■ Exercise requirements: Set every record down verbatim and omit the pictures.

* * * *

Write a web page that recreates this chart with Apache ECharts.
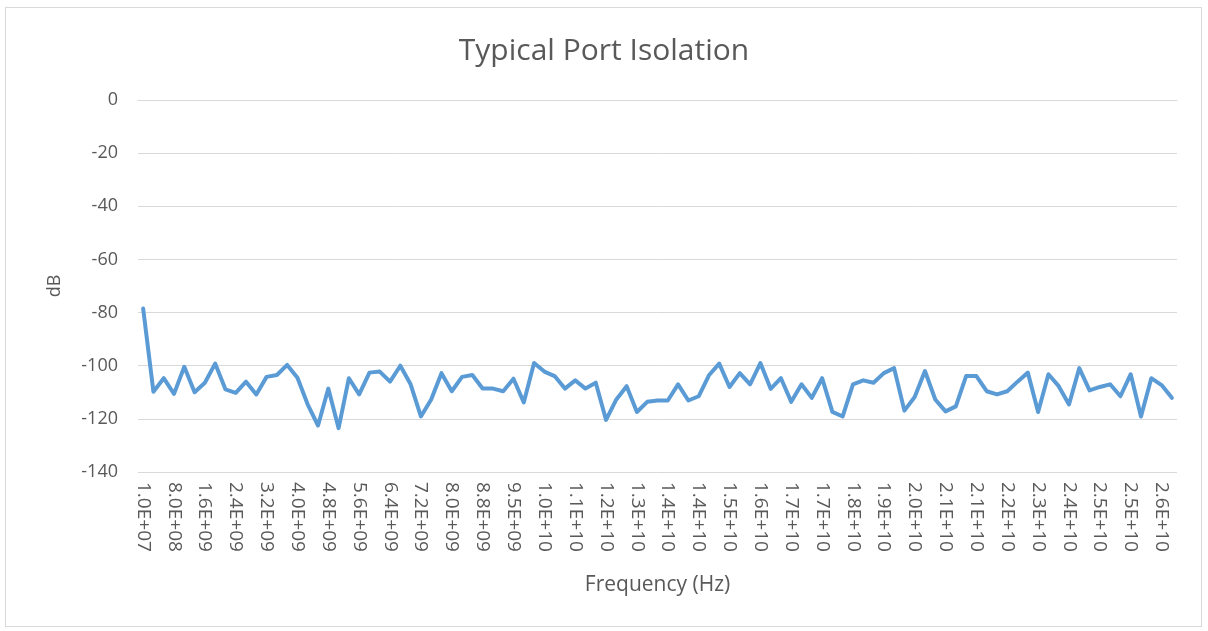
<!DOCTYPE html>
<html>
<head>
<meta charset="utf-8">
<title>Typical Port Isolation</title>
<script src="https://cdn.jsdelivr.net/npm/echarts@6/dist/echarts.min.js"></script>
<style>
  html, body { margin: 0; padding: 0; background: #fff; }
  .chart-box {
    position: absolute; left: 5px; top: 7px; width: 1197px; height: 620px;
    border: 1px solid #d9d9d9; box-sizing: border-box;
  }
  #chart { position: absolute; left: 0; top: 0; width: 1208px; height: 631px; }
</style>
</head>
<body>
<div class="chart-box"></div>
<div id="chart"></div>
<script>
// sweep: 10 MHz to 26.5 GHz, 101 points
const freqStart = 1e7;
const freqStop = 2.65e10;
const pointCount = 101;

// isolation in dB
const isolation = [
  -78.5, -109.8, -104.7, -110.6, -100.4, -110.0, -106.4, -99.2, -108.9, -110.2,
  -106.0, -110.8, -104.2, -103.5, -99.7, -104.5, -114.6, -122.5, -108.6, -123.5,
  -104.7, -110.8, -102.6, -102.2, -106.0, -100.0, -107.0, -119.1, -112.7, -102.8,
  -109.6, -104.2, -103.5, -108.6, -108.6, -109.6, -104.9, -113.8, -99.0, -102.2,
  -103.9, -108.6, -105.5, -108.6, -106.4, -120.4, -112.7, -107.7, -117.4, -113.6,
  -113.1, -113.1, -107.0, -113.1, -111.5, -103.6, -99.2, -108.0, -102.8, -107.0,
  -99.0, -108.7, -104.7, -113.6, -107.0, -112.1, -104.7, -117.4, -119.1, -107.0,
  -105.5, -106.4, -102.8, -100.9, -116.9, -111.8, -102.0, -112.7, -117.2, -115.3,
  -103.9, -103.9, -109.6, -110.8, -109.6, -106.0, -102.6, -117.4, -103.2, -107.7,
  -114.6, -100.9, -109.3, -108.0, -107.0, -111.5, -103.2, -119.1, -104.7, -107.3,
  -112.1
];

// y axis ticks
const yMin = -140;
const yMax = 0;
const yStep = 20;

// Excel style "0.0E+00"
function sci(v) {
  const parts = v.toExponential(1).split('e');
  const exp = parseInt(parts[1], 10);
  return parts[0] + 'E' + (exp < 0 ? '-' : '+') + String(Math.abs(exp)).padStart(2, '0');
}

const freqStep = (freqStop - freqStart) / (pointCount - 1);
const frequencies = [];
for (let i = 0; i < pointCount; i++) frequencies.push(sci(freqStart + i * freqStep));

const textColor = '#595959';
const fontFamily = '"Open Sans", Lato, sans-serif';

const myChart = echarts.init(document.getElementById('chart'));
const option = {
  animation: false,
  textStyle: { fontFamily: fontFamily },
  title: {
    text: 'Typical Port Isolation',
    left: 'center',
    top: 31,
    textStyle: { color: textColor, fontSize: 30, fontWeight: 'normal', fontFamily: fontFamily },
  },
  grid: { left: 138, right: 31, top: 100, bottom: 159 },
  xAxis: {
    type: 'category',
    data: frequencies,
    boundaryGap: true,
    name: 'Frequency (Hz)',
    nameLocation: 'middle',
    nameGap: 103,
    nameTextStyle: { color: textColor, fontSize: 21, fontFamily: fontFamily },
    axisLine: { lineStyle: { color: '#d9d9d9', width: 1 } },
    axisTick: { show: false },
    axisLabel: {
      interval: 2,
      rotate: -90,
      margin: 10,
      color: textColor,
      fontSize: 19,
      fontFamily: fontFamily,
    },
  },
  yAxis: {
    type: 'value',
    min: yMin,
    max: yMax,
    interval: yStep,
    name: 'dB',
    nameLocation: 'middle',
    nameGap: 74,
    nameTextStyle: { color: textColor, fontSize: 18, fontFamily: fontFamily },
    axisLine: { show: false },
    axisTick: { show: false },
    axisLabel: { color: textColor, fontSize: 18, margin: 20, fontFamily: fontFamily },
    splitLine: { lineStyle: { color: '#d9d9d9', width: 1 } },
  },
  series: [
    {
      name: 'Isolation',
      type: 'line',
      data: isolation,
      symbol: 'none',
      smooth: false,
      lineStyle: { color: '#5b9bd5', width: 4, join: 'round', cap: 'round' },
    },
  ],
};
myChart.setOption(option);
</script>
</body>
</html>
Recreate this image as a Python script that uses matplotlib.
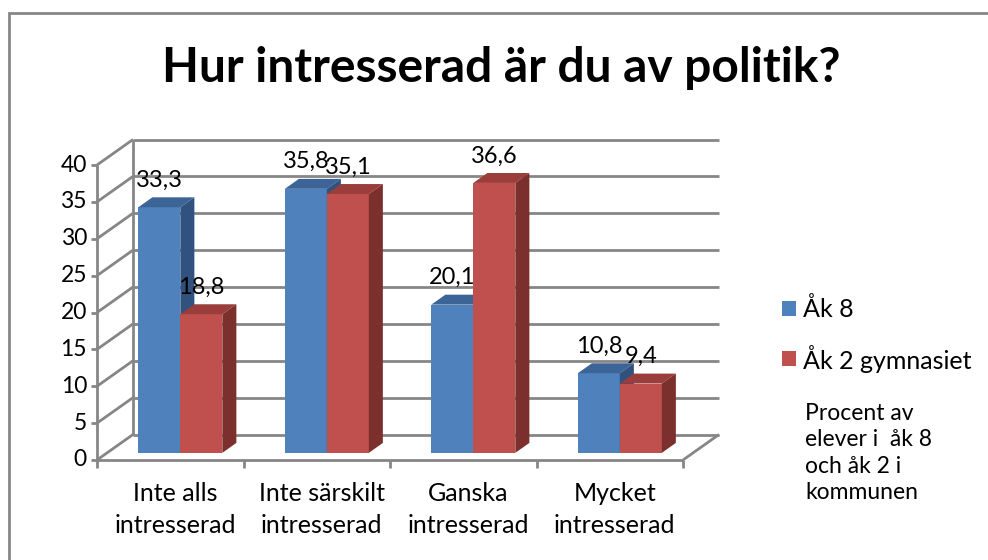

* * * *

■ Answer to this problem:
Write a web page that recreates this chart with Apache ECharts.
<!DOCTYPE html>
<html>
<head>
<meta charset="utf-8">
<title>Typical Port Isolation</title>
<script src="https://cdn.jsdelivr.net/npm/echarts@6/dist/echarts.min.js"></script>
<style>
  html, body { margin: 0; padding: 0; background: #fff; }
  .chart-box {
    position: absolute; left: 5px; top: 7px; width: 1197px; height: 620px;
    border: 1px solid #d9d9d9; box-sizing: border-box;
  }
  #chart { position: absolute; left: 0; top: 0; width: 1208px; height: 631px; }
</style>
</head>
<body>
<div class="chart-box"></div>
<div id="chart"></div>
<script>
// sweep: 10 MHz to 26.5 GHz, 101 points
const freqStart = 1e7;
const freqStop = 2.65e10;
const pointCount = 101;

// isolation in dB
const isolation = [
  -78.5, -109.8, -104.7, -110.6, -100.4, -110.0, -106.4, -99.2, -108.9, -110.2,
  -106.0, -110.8, -104.2, -103.5, -99.7, -104.5, -114.6, -122.5, -108.6, -123.5,
  -104.7, -110.8, -102.6, -102.2, -106.0, -100.0, -107.0, -119.1, -112.7, -102.8,
  -109.6, -104.2, -103.5, -108.6, -108.6, -109.6, -104.9, -113.8, -99.0, -102.2,
  -103.9, -108.6, -105.5, -108.6, -106.4, -120.4, -112.7, -107.7, -117.4, -113.6,
  -113.1, -113.1, -107.0, -113.1, -111.5, -103.6, -99.2, -108.0, -102.8, -107.0,
  -99.0, -108.7, -104.7, -113.6, -107.0, -112.1, -104.7, -117.4, -119.1, -107.0,
  -105.5, -106.4, -102.8, -100.9, -116.9, -111.8, -102.0, -112.7, -117.2, -115.3,
  -103.9, -103.9, -109.6, -110.8, -109.6, -106.0, -102.6, -117.4, -103.2, -107.7,
  -114.6, -100.9, -109.3, -108.0, -107.0, -111.5, -103.2, -119.1, -104.7, -107.3,
  -112.1
];

// y axis ticks
const yMin = -140;
const yMax = 0;
const yStep = 20;

// Excel style "0.0E+00"
function sci(v) {
  const parts = v.toExponential(1).split('e');
  const exp = parseInt(parts[1], 10);
  return parts[0] + 'E' + (exp < 0 ? '-' : '+') + String(Math.abs(exp)).padStart(2, '0');
}

const freqStep = (freqStop - freqStart) / (pointCount - 1);
const frequencies = [];
for (let i = 0; i < pointCount; i++) frequencies.push(sci(freqStart + i * freqStep));

const textColor = '#595959';
const fontFamily = '"Open Sans", Lato, sans-serif';

const myChart = echarts.init(document.getElementById('chart'));
const option = {
  animation: false,
  textStyle: { fontFamily: fontFamily },
  title: {
    text: 'Typical Port Isolation',
    left: 'center',
    top: 31,
    textStyle: { color: textColor, fontSize: 30, fontWeight: 'normal', fontFamily: fontFamily },
  },
  grid: { left: 138, right: 31, top: 100, bottom: 159 },
  xAxis: {
    type: 'category',
    data: frequencies,
    boundaryGap: true,
    name: 'Frequency (Hz)',
    nameLocation: 'middle',
    nameGap: 103,
    nameTextStyle: { color: textColor, fontSize: 21, fontFamily: fontFamily },
    axisLine: { lineStyle: { color: '#d9d9d9', width: 1 } },
    axisTick: { show: false },
    axisLabel: {
      interval: 2,
      rotate: -90,
      margin: 10,
      color: textColor,
      fontSize: 19,
      fontFamily: fontFamily,
    },
  },
  yAxis: {
    type: 'value',
    min: yMin,
    max: yMax,
    interval: yStep,
    name: 'dB',
    nameLocation: 'middle',
    nameGap: 74,
    nameTextStyle: { color: textColor, fontSize: 18, fontFamily: fontFamily },
    axisLine: { show: false },
    axisTick: { show: false },
    axisLabel: { color: textColor, fontSize: 18, margin: 20, fontFamily: fontFamily },
    splitLine: { lineStyle: { color: '#d9d9d9', width: 1 } },
  },
  series: [
    {
      name: 'Isolation',
      type: 'line',
      data: isolation,
      symbol: 'none',
      smooth: false,
      lineStyle: { color: '#5b9bd5', width: 4, join: 'round', cap: 'round' },
    },
  ],
};
myChart.setOption(option);
</script>
</body>
</html>
Recreate this image as a Python script that uses matplotlib.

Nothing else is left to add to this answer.